Matthew Abraham

The rhetoric of resistance and the resistance to theory: Controversial academic scholarship in the American public sphere (edward said, michael walzer, paul de man, lani guinier, norman g. finkelstein)

Matthew Abraham

  • School: Purdue University (0183)
  • Degree: Ph.D.
  • Date: 2003 pp: 309
  • Advisor: Plotnitsky, Arkady
  • Source: DAI-A 64/11, p. 4034, May 2004
  • Subjects: Language, Rhetoric And Composition (0681); Education, Philosophy of (0998)
  • ProQuest Document Number:
  • ISBN: 0-496-61253-7
  • UMI Number: AAT 3113760

Abstract:

    • “The Rhetoric of Resistance and the Resistance to Theory: Controversial Academic Scholarship in the American Public Sphere,” builds a reception theory that accounts for the ways in which scholarship that advances the perspectives of marginalized groups is configured and corrupted within our general culture. Through an analysis of the 1993 Lani Guinier nomination controversy, the 1986 Edward Said-Michael Walzer debate over the interpretations of Walzer’s Exodus and Revolution, and the relatively recent attempts to malign Norman G. Finkelstein’s A Nation on Trial: The Goldhagen Thesis and Historical Truth and The Holocaust Industry: Reflections on the Exploitation of Jewish Suffering; I assess the socio-political forces that condition the American public sphere’s understanding of academic work that touches upon sensitive issues concerning the past and present oppression of ethnic minorities.
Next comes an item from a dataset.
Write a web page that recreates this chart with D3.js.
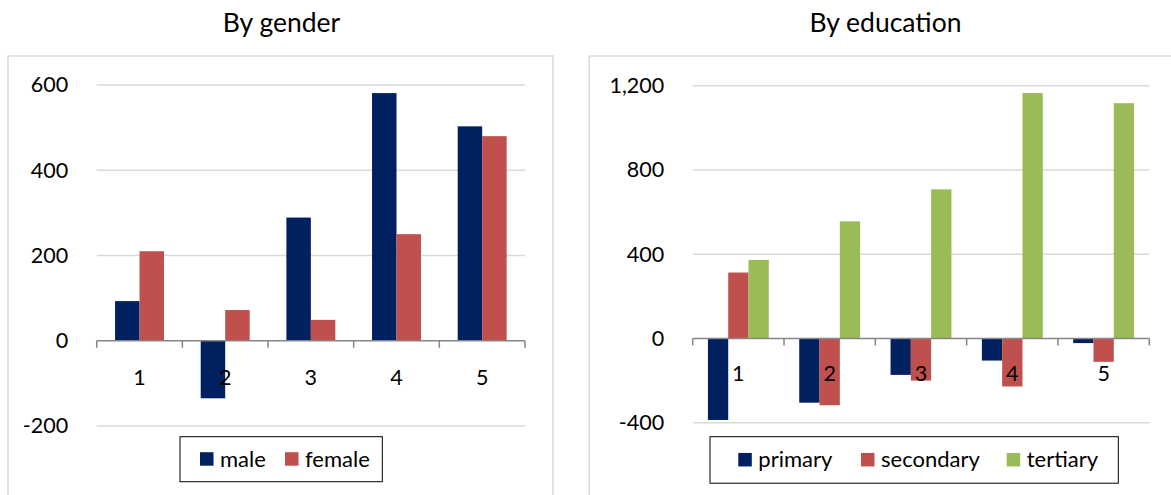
<!DOCTYPE html>
<html>
<head>
<meta charset="utf-8">
<script src="https://cdn.jsdelivr.net/npm/d3@7"></script>
<style>
  html, body { margin: 0; padding: 0; background: #fff; }
  svg { display: block; font-family: Lato, "Open Sans", sans-serif; }
</style>
</head>
<body>
<svg id="chart" width="1171" height="495"></svg>
<script>
// ---- data ----
const categories = ["1", "2", "3", "4", "5"];

const genderSeries = ["male", "female"];
const maleValues   = [93, -135, 289, 581, 503];
const femaleValues = [210, 72, 49, 250, 480];
const genderTicks  = [-200, 0, 200, 400, 600];

const eduSeries      = ["primary", "secondary", "tertiary"];
const primaryValues  = [-387, -305, -173, -105, -22];
const secondaryValues= [313, -317, -200, -228, -111];
const tertiaryValues = [373, 556, 708, 1165, 1117];
const eduTicks       = [-400, 0, 400, 800, 1200];

const colors = { male: "#002060", female: "#C0504D",
                 primary: "#002060", secondary: "#C0504D", tertiary: "#9BBB59" };

// ---- layout ----
const svg = d3.select("#chart");

const panels = [
  {
    title: "By gender",
    series: genderSeries,
    values: [maleValues, femaleValues],
    ticks: genderTicks,
    frame: { x: 8, y: 56, w: 545, h: 480 },
    titleX: 281.5,
    plot: { L: 96.7, R: 525, T: 85, B: 426 },
    labelGap: 28.5,
    catLabelDy: 44,
    legend: { x: 180, y: 436.7, w: 202.3, h: 45, items: [200, 285] }
  },
  {
    title: "By education",
    series: eduSeries,
    values: [primaryValues, secondaryValues, tertiaryValues],
    ticks: eduTicks,
    frame: { x: 589.3, y: 56, w: 600, h: 480 },
    titleX: 885.5,
    plot: { L: 692.7, R: 1149.3, T: 85.7, B: 422.7 },
    labelGap: 28.5,
    catLabelDy: 43,
    legend: { x: 710, y: 436.7, w: 408.3, h: 46.5, items: [738.3, 861, 1006.7] }
  }
];

const fmt = d => d3.format(",")(d).replace("\u2212", "-");

panels.forEach(p => {
  const g = svg.append("g");

  // frame
  g.append("rect")
    .attr("x", p.frame.x).attr("y", p.frame.y)
    .attr("width", p.frame.w).attr("height", p.frame.h)
    .attr("fill", "#fff").attr("stroke", "#d9d9d9").attr("stroke-width", 1.5);

  // title
  g.append("text")
    .attr("x", p.titleX).attr("y", 32)
    .attr("text-anchor", "middle")
    .attr("font-size", 26.5).attr("fill", "#000")
    .text(p.title);

  const y = d3.scaleLinear()
    .domain([p.ticks[0], p.ticks[p.ticks.length - 1]])
    .range([p.plot.B, p.plot.T]);

  const x0 = d3.scaleBand().domain(categories)
    .range([p.plot.L, p.plot.R]).padding(0);
  const x1 = d3.scaleBand().domain(p.series)
    .range([0, x0.bandwidth()]).paddingInner(0).paddingOuter(0.75);

  // gridlines
  g.append("g").selectAll("line")
    .data(p.ticks.filter(t => t !== 0))
    .join("line")
    .attr("x1", p.plot.L).attr("x2", p.plot.R)
    .attr("y1", d => y(d)).attr("y2", d => y(d))
    .attr("stroke", "#d9d9d9").attr("stroke-width", 1.5);

  // y axis labels (via d3 axis, no line)
  const yAxis = g.append("g")
    .attr("transform", `translate(${p.plot.L},0)`)
    .call(d3.axisLeft(y).tickValues(p.ticks).tickFormat(fmt).tickSize(0).tickPadding(p.labelGap));
  yAxis.select(".domain").remove();
  yAxis.selectAll("text")
    .attr("font-family", "Lato, 'Open Sans', sans-serif")
    .attr("font-size", 21.5).attr("fill", "#000");

  // bars
  const rows = [];
  p.series.forEach((s, si) => {
    categories.forEach((c, ci) => rows.push({ s, c, v: p.values[si][ci] }));
  });
  g.append("g").selectAll("rect")
    .data(rows)
    .join("rect")
    .attr("x", d => x0(d.c) + x1(d.s))
    .attr("width", x1.bandwidth())
    .attr("y", d => y(Math.max(0, d.v)))
    .attr("height", d => Math.abs(y(d.v) - y(0)))
    .attr("fill", d => colors[d.s]);

  // zero axis line with category boundary ticks
  const y0 = y(0);
  g.append("line")
    .attr("x1", p.plot.L).attr("x2", p.plot.R)
    .attr("y1", y0).attr("y2", y0)
    .attr("stroke", "#868686").attr("stroke-width", 1.5);
  const edges = categories.map(c => x0(c)).concat([p.plot.R]);
  g.append("g").selectAll("line")
    .data(edges)
    .join("line")
    .attr("x1", d => d).attr("x2", d => d)
    .attr("y1", y0).attr("y2", y0 + 7)
    .attr("stroke", "#868686").attr("stroke-width", 1.5);

  // category labels
  g.append("g").selectAll("text")
    .data(categories)
    .join("text")
    .attr("x", d => x0(d) + x0.bandwidth() / 2)
    .attr("y", y0 + p.catLabelDy)
    .attr("text-anchor", "middle")
    .attr("font-size", 21.5).attr("fill", "#000")
    .text(d => d);

  // legend
  const lg = g.append("g");
  lg.append("rect")
    .attr("x", p.legend.x).attr("y", p.legend.y)
    .attr("width", p.legend.w).attr("height", p.legend.h)
    .attr("fill", "#fff").attr("stroke", "#000").attr("stroke-width", 1);
  const midY = p.legend.y + p.legend.h / 2;
  p.series.forEach((s, i) => {
    const ix = p.legend.items[i];
    lg.append("rect")
      .attr("x", ix).attr("y", midY - 7)
      .attr("width", 13.5).attr("height", 13.5)
      .attr("fill", colors[s]);
    lg.append("text")
      .attr("x", ix + 20).attr("y", midY + 7.5)
      .attr("font-size", 22).attr("fill", "#000")
      .text(s);
  });
});
</script>
</body>
</html>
Through the Paul de Man controversy, I assess the political conditions that may have contributed to de Man’s journalistic collaboration, as well as the ways in which figures who contribute critical strategies for minority critiques are often attacked within the American public sphere. Minority critiques often act as violent allergens. Coming to understand the important of these interventions and the “allergenic” reactions these interventions have induced may very well be the first step toward constructing a “rhetoric of dissent” for the twenty-first century. Such a rhetoric of dissent requires a re-visioning of the intellectual mission itself; a task that figures such as Guinier, Said, and Finkelstein have effectively performed. If we are to resist the dawning of a new age of intellectual orthodoxy, it will be important to look to the examples of critical intellectuals who have refused a gregarious and tolerant outlook for the way things are and to understand the strategies of dissent they provide.